クリムト展を見に兵庫県立美術館に行った。梅田を通って阪神電車に乗っていく。さすがに時期的に場所的にタイガースだらけ。阪神デパートはほとんどの入り口を閉鎖しているため、地下はさほどの人ゴミではなかった(中はすごかった)。美術館は平日なのに来館者がかなり多くて驚いた。それでもまだすし詰めではなかったので、土日に来なかったのは正解だと思う。
肝心のクリムトだが、有名な作品もかなり来ていて見ごたえがあった。というか、今回はじめてクリムトの作品をまとめて見たんだけど、自分の抱いていたイメージと実物がずいぶんちがって、見に来た甲斐があった。
画集やポスターで見ていた分には、世紀末的な雰囲気を纏った豪奢で耽美的で美しい女性像を描いた作家、という印象だったのだけど、生の絵画はもっと倒錯していた。
「フリッツァ・リートラーの肖像」「エミーリエ・フレーゲの肖像」では、女性たちはたしかに美しいけれど、その顔は、衣服やソファや壁の装飾が前面に押し出されることによって、背後に暗く重く沈みこんでいる。「エミーリエ・フレーゲ」などは、衣服の文様をそのままベタンと貼り付けたようなかんじで、コラージュを思い起こさせる。
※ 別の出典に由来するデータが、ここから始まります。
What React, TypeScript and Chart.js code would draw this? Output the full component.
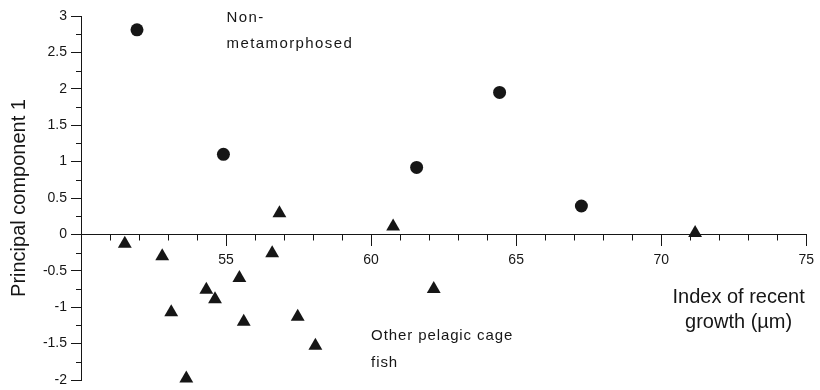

コラージュの手法が生き生きとした動きや表情を無機質なものに変えてしまうように、クリムトのこれらの絵画も、生身のもつ生命感を殺ぐような効果を発している。作家のこうした視線はどこか倒錯的で、サディズムに近いフェティシズムを感じさせた。
きわめつけは「ユーディット?」だろうか。これは、女のエロティックな表情に視線が向う作品だとばかり思っていた。けれども実物をみると、とくに首に枷のように巻かれた金箔の装飾が異様なまでに存在感を発している。女の表情はたしかに恍惚としているのだけれど、全体でみると、まるで首と胴体が切り離されているようだった。
クリムトの作品をみていて、この感覚は何かに似ているなあと思っていたのだが、そう、アラーキーの作品をみているときの感じに似ているのだ。両者には同質のものがあると思うけど、どうだろう。
クリムト以外にもいくつか作品が来ていて、エゴン・シーレの作品もあった。一見グロテスクに見えていた彼の作風は、実はすごく素直でまっすぐだった。ショップで画集をぱらぱらと見ていたが、シーレの絵って今風。ポップ・カルチャー的というか、普通にマンガでもよく見るようなラインだったりする。今度はシーレ展見に行きたいなあ。どっかやってくれないかな。
クリムト展、いいな。
東京ではやらないんでしょうか?
クリムトの絵って目にする機会は多いけど、生で見るとまた違うんでしょうね。
なんか迫力がすごそう。
こんばんは、tadafumiさん。
東京でやっていないということは、今回のは巡回物ではなかったのかな?
>クリムトの絵って目にする機会は多いけど、生で見るとまた違うんでしょうね。
そう、見慣れているがゆえに、かえってショックでしたね。どこかしら人間に対する冒涜めいたものがあるような気がしました。これは見に行ってよかったです。
「ベートーベン・フリーズ」もあったのですが(複製らしい)、これは、うーん企画物?ってかんじだったなあ。